L’arbitraire menace-t-il ?
En pleine contestation de la réforme des retraites, le milieu culturel « s’interroge » sur les efforts du chef de l’Etat en faveur de l’emploi d’une sénior, Mme Catherine Pégard. Renouvelée deux fois à la tête du Château de Versailles, son dernier mandat s’est terminé en octobre 2022. A 68 ans, atteinte par la limite d’âge, la loi ne l’autorise pas à briguer un quatrième mandat… or elle est toujours en place. En décembre, un “décret Pégard” tenté par le gouvernement pour la maintenir en fonction, fut retoqué par l’impitoyable Conseil d’Etat. Rebelotte en janvier 23, cette fois avec un amendement… vantant les mérites culturels exceptionnels de la directrice de Versailles (comme par exemple le fameux le « Vagin de la reine » en 2015) ? Pas du tout, l’amendement prolongeait « jusqu’à fin 2024 le mandat des directeurs d’établissements publics participant à l’organisation des Jeux olympiques » … Le Château de Versailles, site olympique pour les épreuves d’équitation, va-t-il sauver le soldat Pégard ? Non, vu l’opposition des inflexibles Sénateurs. Y-aurait-t-il pénurie de vocations ou de compétences ? Pourquoi ce poste est-il si sensible ? Les journalistes, qui sont très méchants, ont trouvé une explication, ainsi l’éditorialiste d’Europe N°1. Cliquer
Y aurait-il de l’arbitraire dans l’octroi des postes culturels comme il y en a dans l’autorisation à occuper l’espace public par des œuvres d’art financier ou même d’art commercial ? C’est l’avis de certains commentateurs s’étonnant de voir Julien Marinetti investir jusqu’en mars l’avenue George V avec une dizaine de sculptures animales, « feel good » et peinturlurées façon Street art : par quel concours, selon quels critères ces œuvres-là, ces sensibilités-là, s’imposent-elles dans l’espace public ? Mystère. Au même moment Yayoi Kusama racole l’œil avec sa sculpture gonflable sur la façade de Louis Vuitton : la disneylandisation de Paris s’intensifie à mesure que se multiplient les points noirs sur la culture qui subit à son tour l’inflation. L’administrateur du musée d’Orsay estime que le coût de l’énergie va représenter 12% de son budget en 2023, et Beaubourg en 2022 est déjà déficitaire de 5 millions… épongés par une subvention de l’Etat…

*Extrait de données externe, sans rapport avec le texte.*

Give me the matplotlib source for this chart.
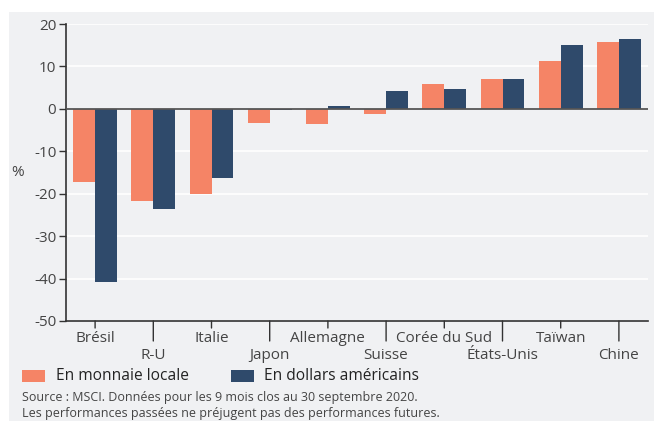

Menace du sensitivity reading
Mais la menace la plus sournoise est le sensiblement correct, déjà à l’œuvre depuis longtemps mais risquant de s’intensifier et même de s’institutionnaliser si on en croit l’exemple des USA. Là-bas, les « sensitivity readers » s’imposent aux éditeurs qui n’osent plus rien publier sans l’avis de ces relecteurs que d’aucun, en d’autres temps, qualifieraient de « commissaires politiques ». Chargés de traquer « les stéréotypes offensants », ces « relecteurs en sensibilité » n’hésitent pas dire à un écrivain comment son personnage doit se comporter dans son roman ! Ces relecteurs professionnels déclinent des spécialités au spectre large : « personnages LGBT », « culture drag », « dystonie », « style de vie végétarien et pescétarien », culture iroquoise ou geek, une journaliste (1) a trouvé cette présentation des domaines de compétence : « blanche, musulmane (convertie), autisme, surdité, bipolarité de type 1 » sic. Peut-on imaginer un monde où publications, films, chansons, expositions etc. soient sous les diktats de ces relecteurs en susceptibilités ? Le « sensitivity reading » est totalement subjectif, il s’excite sur ce qu’un groupe de personnes va potentiellement ressentir, ce qui n’oblige pas à la simple prudence mais paralyse la pensée, l’inspiration ; ce que déplorent déjà, outre-Atlantique, les quelques créateurs qui osent protester.
Christine Sourgins
- Cl. Goldszal, Les « sensitivity readers », Le Monde, 15 janvier 2023.